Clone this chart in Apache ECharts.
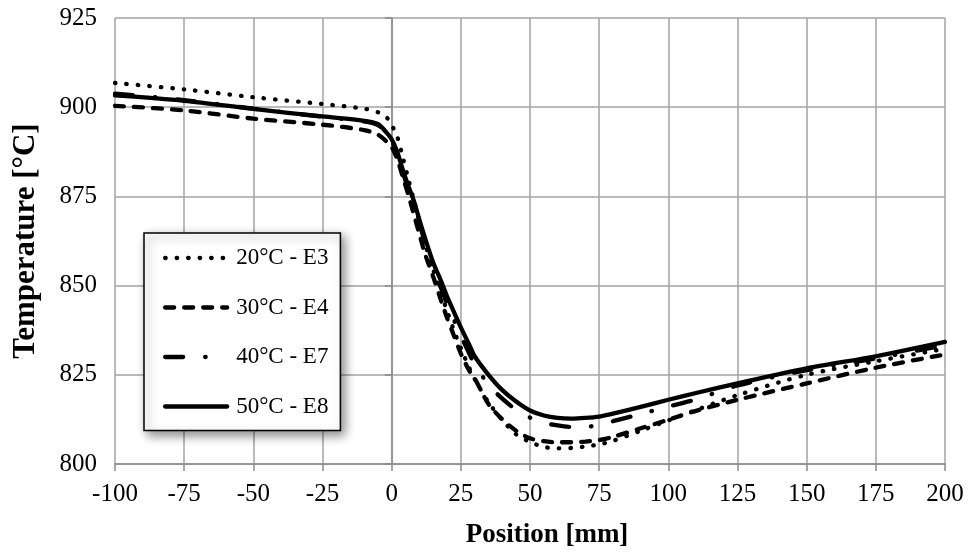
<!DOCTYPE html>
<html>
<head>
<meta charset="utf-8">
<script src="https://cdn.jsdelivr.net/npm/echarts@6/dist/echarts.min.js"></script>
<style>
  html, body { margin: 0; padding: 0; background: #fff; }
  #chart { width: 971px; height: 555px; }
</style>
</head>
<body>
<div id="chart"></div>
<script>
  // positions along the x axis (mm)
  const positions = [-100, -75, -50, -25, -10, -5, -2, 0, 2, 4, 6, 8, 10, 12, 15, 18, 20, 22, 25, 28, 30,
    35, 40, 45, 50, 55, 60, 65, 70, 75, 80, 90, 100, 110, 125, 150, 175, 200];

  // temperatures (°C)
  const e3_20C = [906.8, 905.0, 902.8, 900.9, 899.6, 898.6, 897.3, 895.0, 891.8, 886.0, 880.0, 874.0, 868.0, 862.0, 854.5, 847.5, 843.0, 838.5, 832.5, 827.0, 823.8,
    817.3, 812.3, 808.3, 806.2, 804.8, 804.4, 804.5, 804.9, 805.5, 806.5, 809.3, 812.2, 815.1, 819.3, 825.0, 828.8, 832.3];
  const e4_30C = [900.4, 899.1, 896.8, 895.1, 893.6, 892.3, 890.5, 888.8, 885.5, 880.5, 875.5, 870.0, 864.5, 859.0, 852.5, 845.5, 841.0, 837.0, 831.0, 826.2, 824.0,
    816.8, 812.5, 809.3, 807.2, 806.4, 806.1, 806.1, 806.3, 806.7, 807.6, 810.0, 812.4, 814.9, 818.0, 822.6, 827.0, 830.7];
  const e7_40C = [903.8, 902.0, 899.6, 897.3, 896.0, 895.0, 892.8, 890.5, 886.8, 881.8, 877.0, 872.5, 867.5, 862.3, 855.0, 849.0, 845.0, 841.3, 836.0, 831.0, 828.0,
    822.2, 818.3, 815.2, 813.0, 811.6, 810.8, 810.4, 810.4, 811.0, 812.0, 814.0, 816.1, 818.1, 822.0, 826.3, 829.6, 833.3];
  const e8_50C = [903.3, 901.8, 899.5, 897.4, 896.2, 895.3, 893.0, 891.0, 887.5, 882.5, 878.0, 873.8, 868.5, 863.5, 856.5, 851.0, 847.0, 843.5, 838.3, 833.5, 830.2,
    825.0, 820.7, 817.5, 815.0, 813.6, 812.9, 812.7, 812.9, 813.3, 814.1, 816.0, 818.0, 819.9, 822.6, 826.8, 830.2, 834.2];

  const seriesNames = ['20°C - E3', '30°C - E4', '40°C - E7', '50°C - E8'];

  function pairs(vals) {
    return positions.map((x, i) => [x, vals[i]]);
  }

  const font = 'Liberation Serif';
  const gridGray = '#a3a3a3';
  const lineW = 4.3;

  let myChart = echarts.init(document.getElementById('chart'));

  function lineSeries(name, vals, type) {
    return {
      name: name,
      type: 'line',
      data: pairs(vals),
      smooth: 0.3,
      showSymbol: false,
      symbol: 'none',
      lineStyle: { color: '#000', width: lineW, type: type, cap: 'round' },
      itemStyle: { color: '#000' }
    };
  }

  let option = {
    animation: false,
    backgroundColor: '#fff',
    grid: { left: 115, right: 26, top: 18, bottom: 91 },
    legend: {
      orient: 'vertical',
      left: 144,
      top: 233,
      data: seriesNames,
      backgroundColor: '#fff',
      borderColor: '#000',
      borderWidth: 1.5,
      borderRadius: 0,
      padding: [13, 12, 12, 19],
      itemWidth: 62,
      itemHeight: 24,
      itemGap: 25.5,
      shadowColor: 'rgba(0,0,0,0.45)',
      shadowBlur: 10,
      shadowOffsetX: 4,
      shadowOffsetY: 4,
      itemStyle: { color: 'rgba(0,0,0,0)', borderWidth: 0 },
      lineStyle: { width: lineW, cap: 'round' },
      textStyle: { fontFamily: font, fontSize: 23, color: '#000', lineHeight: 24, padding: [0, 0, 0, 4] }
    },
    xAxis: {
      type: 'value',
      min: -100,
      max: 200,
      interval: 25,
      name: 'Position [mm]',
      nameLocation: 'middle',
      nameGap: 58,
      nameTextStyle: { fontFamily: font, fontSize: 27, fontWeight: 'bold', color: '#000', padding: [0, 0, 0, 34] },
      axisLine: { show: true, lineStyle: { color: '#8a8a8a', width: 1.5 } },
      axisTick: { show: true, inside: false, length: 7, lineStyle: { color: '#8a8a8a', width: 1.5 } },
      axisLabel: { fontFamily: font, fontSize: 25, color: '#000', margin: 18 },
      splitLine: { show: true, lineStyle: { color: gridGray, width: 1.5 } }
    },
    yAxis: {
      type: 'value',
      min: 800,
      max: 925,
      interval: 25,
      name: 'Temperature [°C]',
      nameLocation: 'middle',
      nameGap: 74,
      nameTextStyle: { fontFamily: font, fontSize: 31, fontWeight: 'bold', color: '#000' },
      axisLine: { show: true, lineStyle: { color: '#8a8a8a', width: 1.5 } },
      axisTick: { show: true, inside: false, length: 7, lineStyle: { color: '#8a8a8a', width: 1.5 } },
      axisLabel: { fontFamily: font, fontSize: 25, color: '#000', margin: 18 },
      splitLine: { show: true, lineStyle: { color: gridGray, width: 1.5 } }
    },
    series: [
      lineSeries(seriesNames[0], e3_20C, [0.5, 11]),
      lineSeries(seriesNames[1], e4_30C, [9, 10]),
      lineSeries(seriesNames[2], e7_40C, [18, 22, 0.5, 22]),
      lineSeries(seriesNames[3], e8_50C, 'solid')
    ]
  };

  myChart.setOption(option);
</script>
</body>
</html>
----
PROBLEM TO SOLVE → Leave the images out and output the remaining material exactly as it stands.

RESULT BELOW →
Clone this chart in Apache ECharts.
<!DOCTYPE html>
<html>
<head>
<meta charset="utf-8">
<script src="https://cdn.jsdelivr.net/npm/echarts@6/dist/echarts.min.js"></script>
<style>
  html, body { margin: 0; padding: 0; background: #fff; }
  #chart { width: 971px; height: 555px; }
</style>
</head>
<body>
<div id="chart"></div>
<script>
  // positions along the x axis (mm)
  const positions = [-100, -75, -50, -25, -10, -5, -2, 0, 2, 4, 6, 8, 10, 12, 15, 18, 20, 22, 25, 28, 30,
    35, 40, 45, 50, 55, 60, 65, 70, 75, 80, 90, 100, 110, 125, 150, 175, 200];

  // temperatures (°C)
  const e3_20C = [906.8, 905.0, 902.8, 900.9, 899.6, 898.6, 897.3, 895.0, 891.8, 886.0, 880.0, 874.0, 868.0, 862.0, 854.5, 847.5, 843.0, 838.5, 832.5, 827.0, 823.8,
    817.3, 812.3, 808.3, 806.2, 804.8, 804.4, 804.5, 804.9, 805.5, 806.5, 809.3, 812.2, 815.1, 819.3, 825.0, 828.8, 832.3];
  const e4_30C = [900.4, 899.1, 896.8, 895.1, 893.6, 892.3, 890.5, 888.8, 885.5, 880.5, 875.5, 870.0, 864.5, 859.0, 852.5, 845.5, 841.0, 837.0, 831.0, 826.2, 824.0,
    816.8, 812.5, 809.3, 807.2, 806.4, 806.1, 806.1, 806.3, 806.7, 807.6, 810.0, 812.4, 814.9, 818.0, 822.6, 827.0, 830.7];
  const e7_40C = [903.8, 902.0, 899.6, 897.3, 896.0, 895.0, 892.8, 890.5, 886.8, 881.8, 877.0, 872.5, 867.5, 862.3, 855.0, 849.0, 845.0, 841.3, 836.0, 831.0, 828.0,
    822.2, 818.3, 815.2, 813.0, 811.6, 810.8, 810.4, 810.4, 811.0, 812.0, 814.0, 816.1, 818.1, 822.0, 826.3, 829.6, 833.3];
  const e8_50C = [903.3, 901.8, 899.5, 897.4, 896.2, 895.3, 893.0, 891.0, 887.5, 882.5, 878.0, 873.8, 868.5, 863.5, 856.5, 851.0, 847.0, 843.5, 838.3, 833.5, 830.2,
    825.0, 820.7, 817.5, 815.0, 813.6, 812.9, 812.7, 812.9, 813.3, 814.1, 816.0, 818.0, 819.9, 822.6, 826.8, 830.2, 834.2];

  const seriesNames = ['20°C - E3', '30°C - E4', '40°C - E7', '50°C - E8'];

  function pairs(vals) {
    return positions.map((x, i) => [x, vals[i]]);
  }

  const font = 'Liberation Serif';
  const gridGray = '#a3a3a3';
  const lineW = 4.3;

  let myChart = echarts.init(document.getElementById('chart'));

  function lineSeries(name, vals, type) {
    return {
      name: name,
      type: 'line',
      data: pairs(vals),
      smooth: 0.3,
      showSymbol: false,
      symbol: 'none',
      lineStyle: { color: '#000', width: lineW, type: type, cap: 'round' },
      itemStyle: { color: '#000' }
    };
  }

  let option = {
    animation: false,
    backgroundColor: '#fff',
    grid: { left: 115, right: 26, top: 18, bottom: 91 },
    legend: {
      orient: 'vertical',
      left: 144,
      top: 233,
      data: seriesNames,
      backgroundColor: '#fff',
      borderColor: '#000',
      borderWidth: 1.5,
      borderRadius: 0,
      padding: [13, 12, 12, 19],
      itemWidth: 62,
      itemHeight: 24,
      itemGap: 25.5,
      shadowColor: 'rgba(0,0,0,0.45)',
      shadowBlur: 10,
      shadowOffsetX: 4,
      shadowOffsetY: 4,
      itemStyle: { color: 'rgba(0,0,0,0)', borderWidth: 0 },
      lineStyle: { width: lineW, cap: 'round' },
      textStyle: { fontFamily: font, fontSize: 23, color: '#000', lineHeight: 24, padding: [0, 0, 0, 4] }
    },
    xAxis: {
      type: 'value',
      min: -100,
      max: 200,
      interval: 25,
      name: 'Position [mm]',
      nameLocation: 'middle',
      nameGap: 58,
      nameTextStyle: { fontFamily: font, fontSize: 27, fontWeight: 'bold', color: '#000', padding: [0, 0, 0, 34] },
      axisLine: { show: true, lineStyle: { color: '#8a8a8a', width: 1.5 } },
      axisTick: { show: true, inside: false, length: 7, lineStyle: { color: '#8a8a8a', width: 1.5 } },
      axisLabel: { fontFamily: font, fontSize: 25, color: '#000', margin: 18 },
      splitLine: { show: true, lineStyle: { color: gridGray, width: 1.5 } }
    },
    yAxis: {
      type: 'value',
      min: 800,
      max: 925,
      interval: 25,
      name: 'Temperature [°C]',
      nameLocation: 'middle',
      nameGap: 74,
      nameTextStyle: { fontFamily: font, fontSize: 31, fontWeight: 'bold', color: '#000' },
      axisLine: { show: true, lineStyle: { color: '#8a8a8a', width: 1.5 } },
      axisTick: { show: true, inside: false, length: 7, lineStyle: { color: '#8a8a8a', width: 1.5 } },
      axisLabel: { fontFamily: font, fontSize: 25, color: '#000', margin: 18 },
      splitLine: { show: true, lineStyle: { color: gridGray, width: 1.5 } }
    },
    series: [
      lineSeries(seriesNames[0], e3_20C, [0.5, 11]),
      lineSeries(seriesNames[1], e4_30C, [9, 10]),
      lineSeries(seriesNames[2], e7_40C, [18, 22, 0.5, 22]),
      lineSeries(seriesNames[3], e8_50C, 'solid')
    ]
  };

  myChart.setOption(option);
</script>
</body>
</html>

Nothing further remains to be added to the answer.